Department of Education lodges objection to plan for 1,000 new homes in Dublin 13

SHD scheme at Baldoyle should not go ahead until school site is identified, says department

The Department of Education has emerged as an objector to plans for more than 1,000 new homes at a site at Baldoyle in north Dublin.

Earlier this year, Lismore Homes Ltd lodged a €468 million fast-track planning application for a 1,007-unit Strategic Housing Development (SHD) scheme for a site at Baldoyle in Dublin 13.

The proposal is made up of 58 studio units; 247 one-bedroom units; 94 two-bedroom, three-person units; 563 two-bedroom, four-person units, and 45 three-bedroom units.

The developers are proposing to sell 200 units to Fingal County Council for social housing for an estimated €93 million and have put an indicative average price tag of €484,893 on each dwelling.
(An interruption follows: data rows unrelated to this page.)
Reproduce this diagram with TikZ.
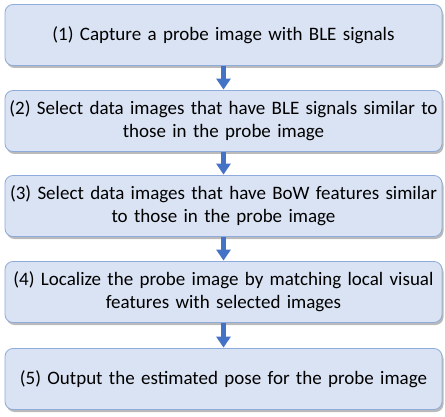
\documentclass[tikz,border=0pt]{standalone}
\usepackage{fontspec}
\setmainfont{Carlito}
\usetikzlibrary{arrows.meta,shadows}
\definecolor{boxfill}{HTML}{DAE3F3}
\definecolor{boxline}{HTML}{8FAADC}
\definecolor{arrowblue}{HTML}{4472C4}
\tikzset{
  stepbox/.style={draw=boxline, line width=0.8pt, fill=boxfill, rounded corners=8pt,
    minimum width=437pt, minimum height=61pt, text width=437pt, inner xsep=0pt, align=center,
    font=\fontsize{19}{23}\selectfont,
    drop shadow={shadow xshift=1.5pt, shadow yshift=-2.5pt, opacity=0.45, fill=black!60}},
  flowarrow/.style={draw=arrowblue, line width=5.5pt, -{Triangle[width=14pt,length=11pt]}, arrowblue, shorten >=0.5pt}
}
\begin{document}
\begin{tikzpicture}[x=1pt,y=1pt]
\useasboundingbox (0,0) rectangle (445,416);
\node[stepbox] (s1) at (223.5,381) {(1) Capture a probe image with BLE signals};
\node[stepbox] (s2) at (223.5,295) {(2) Select data images that have BLE signals similar to\\those in the probe image};
\node[stepbox] (s3) at (223.5,210) {(3) Select data images that have BoW features similar\\to those in the probe image};
\node[stepbox] (s4) at (223.5,124) {(4) Localize the probe image by matching local visual\\features with selected images};
\node[stepbox] (s5) at (223.5,37) {(5) Output the estimated pose for the probe image};
\draw[flowarrow] (s1.south) -- (s2.north);
\draw[flowarrow] (s2.south) -- (s3.north);
\draw[flowarrow] (s3.south) -- (s4.north);
\draw[flowarrow] (s4.south) -- (s5.north);
\end{tikzpicture}
\end{document}
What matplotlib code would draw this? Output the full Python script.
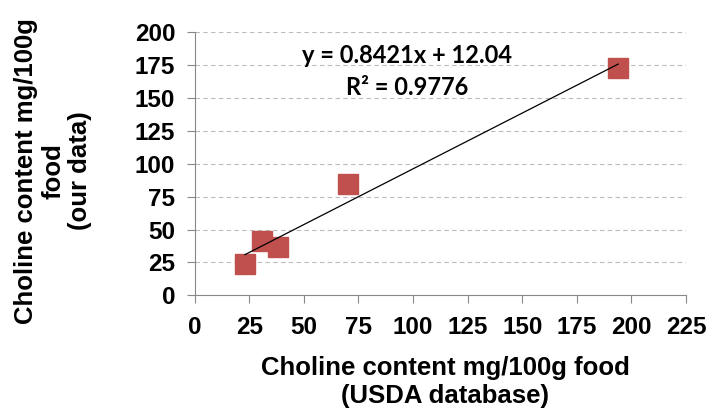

However, an objection lodged by the Department of Education against the scheme requests that approval “is not given to this Strategic Housing Development (SHD) scheme because it is going to further compound the projected pressure in meeting school place requirements in the area unless a suitable school site is identified”.

School places

The department notes that in terms of potential requirements for school places, it was relevant that the proposed development site adjoins two other large permitted SHDs, a scheme for 882 units and another for 1,221 residential units.

The department stated that it submitted to An Bord Pleanála in both of these SHD applications that permission not be granted until a suitable site is identified to meet the post-primary school needs of existing and future residents of the area.

“The department has been trying for some time now, without any success, to identify a site,” it added.

A school demand assessment lodged on behalf of the developers with the application states that “our assessment concludes that this proposal won’t generate a need for an additional school or schools in the area over and above those under construction and planned for the area”.

However, the Department of Education claims that the applicant’s school demand assessment report was “too crude an instrument to reliably gauge school place requirements” for the area.

A decision is due on the scheme in July.